Uwielbiających ją opiekunów.
Niestety, zły los okrutnie traktuje koteczkę.
Zostaje oddana do Schroniska z powodu alergii jednego z domowników.
Nie rozumie sytuacji, w jakiej się znalazła.
Nagle - z ciepłego, przytulnego domu - zostaje wyrwana i zamknięta w ciasnej, zimnej klateczce na Kwarantannie.
Zbyt przerażona, przestaje interesować się czymkolwiek.
Cały czas płacze, warczy i tęskni.
Po kilku dniach zostaje przeniesiona na Kociarnię do boksu.
Tam, chowa się w koszyku i cały czas siedzi pod kocykiem.
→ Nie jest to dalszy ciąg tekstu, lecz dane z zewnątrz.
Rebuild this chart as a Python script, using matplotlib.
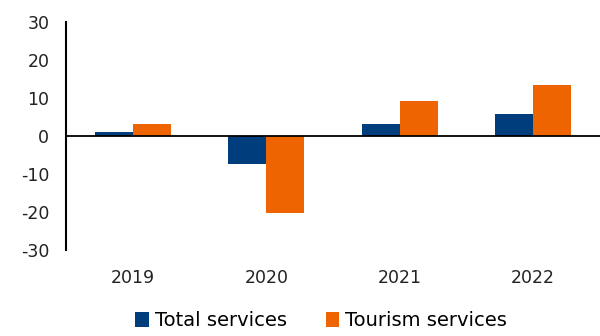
import numpy as np
import matplotlib.pyplot as plt

years = ["2019", "2020", "2021", "2022"]
total_services = [1.0, -7.4, 3.1, 5.7]
tourism_services = [3.1, -20.2, 9.1, 13.5]

blue = "#003d7c"
orange = "#ee6400"

plt.rcParams["font.family"] = ["DejaVu Sans"]
plt.rcParams["axes.unicode_minus"] = False

fig = plt.figure(figsize=(6, 3.36), dpi=100)
ax = fig.add_axes([0.11, 0.256, 0.89, 0.679])

x = np.arange(len(years))
w = 0.284
ax.bar(x - w / 2, total_services, w, color=blue, label="Total services")
ax.bar(x + w / 2, tourism_services, w, color=orange, label="Tourism services")

ax.set_xlim(-0.5, len(years) - 0.5)
ax.set_ylim(-30, 30)
ax.set_yticks(range(-30, 31, 10))
ax.set_xticks(x)
ax.set_xticklabels(years)
ax.axhline(0, color="black", lw=1.3)

for s in ["top", "right", "bottom"]:
    ax.spines[s].set_visible(False)
ax.spines["left"].set_linewidth(1.5)
ax.tick_params(axis="both", length=0, labelsize=12.5, colors="#222222")
ax.tick_params(axis="y", pad=12)
ax.tick_params(axis="x", pad=14)

fig.legend(loc="lower center", bbox_to_anchor=(0.535, -0.035), ncol=2, frameon=False,
           fontsize=14, handlelength=0.7, handleheight=0.8, handletextpad=0.3,
           columnspacing=2.0)

fig.savefig("out.png", dpi=100)
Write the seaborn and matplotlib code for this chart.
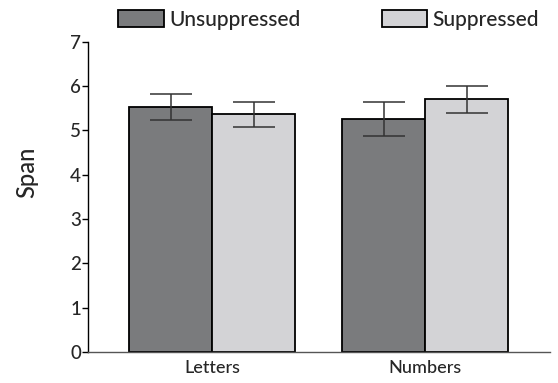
import pandas as pd
import numpy as np
import matplotlib
matplotlib.use("Agg")
import matplotlib.pyplot as plt
import seaborn as sns

# data
tasks = ["Letters", "Numbers"]
conditions = ["Unsuppressed", "Suppressed"]
unsuppressed_mean = [5.52, 5.25]
unsuppressed_err = [0.29, 0.38]
suppressed_mean = [5.36, 5.70]
suppressed_err = [0.28, 0.31]
y_ticks = [0, 1, 2, 3, 4, 5, 6, 7]

df = pd.DataFrame({
    "task": tasks * 2,
    "condition": [conditions[0]] * 2 + [conditions[1]] * 2,
    "span": unsuppressed_mean + suppressed_mean,
    "err": unsuppressed_err + suppressed_err,
})

sns.set_style("white")
plt.rcParams["font.family"] = ["Lato", "DejaVu Sans"]
plt.rcParams["font.weight"] = "medium"

dark = "#7a7b7d"
light = "#d3d2d7"

fig = plt.figure(figsize=(5.58, 3.83), dpi=100)
ax = fig.add_axes([0.158, 0.081, 0.828, 0.810])

sns.barplot(data=df, x="task", y="span", hue="condition", hue_order=conditions,
            palette=[dark, light], width=0.78, edgecolor="black", linewidth=1.3,
            errorbar=None, ax=ax)

# error bars at the bar centres, one container per condition
err_lists = [unsuppressed_err, suppressed_err]
for cont, errs in zip(ax.containers, err_lists):
    xs = [p.get_x() + p.get_width() / 2 for p in cont.patches]
    ys = [p.get_height() for p in cont.patches]
    ax.errorbar(xs, ys, yerr=errs, fmt="none", ecolor="#333333",
                elinewidth=1.1, capsize=15, capthick=1.1, zorder=3)

ax.set_xlim(-0.582, 1.587)
ax.set_ylim(0, 7)
ax.set_yticks(y_ticks)
ax.tick_params(axis="y", direction="out", length=4, width=1, color="black",
               labelsize=13.5, pad=1, left=True)
ax.tick_params(axis="x", length=0, labelsize=13, pad=6)
ax.set_xlabel("")
ax.set_ylabel("Span", fontsize=17, fontweight="medium")
ax.yaxis.set_label_coords(-0.109, 0.58)

sns.despine(ax=ax, top=True, right=True)
ax.spines["left"].set_color("black")
ax.spines["left"].set_linewidth(1.0)
ax.spines["bottom"].set_color("#555555")
ax.spines["bottom"].set_linewidth(1.0)

handles, labels = ax.get_legend_handles_labels()
ax.get_legend().remove()
fig.legend(handles, labels, loc="center left", bbox_to_anchor=(118 / 558, 1 - 19.5 / 383),
           ncol=2, frameon=False, fontsize=15, handlelength=2.2, handleheight=0.9,
           handletextpad=0.25, columnspacing=3.9, borderpad=0, borderaxespad=0)

fig.savefig("out.png", dpi=100)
Ale ... mimo przerażenia, z ciekawością zagląda, kto wszedł do boksu.
I w tym momencie daje się poznać, jako przemiła, pieszczotliwa kotusia.
Ponieważ koteczka bardzo źle znosi pobyt w Schronisku, zostaje zabrana do domu tymczasowego.
Bardzo potrzebuje nowego, kochającego ją domu.
Prosimy, pomóżcie nam znaleźć jej dom.
Przedstawiam Miłkę.




Koteczka jest wysterylizowana, zaszczepiona i odrobaczona.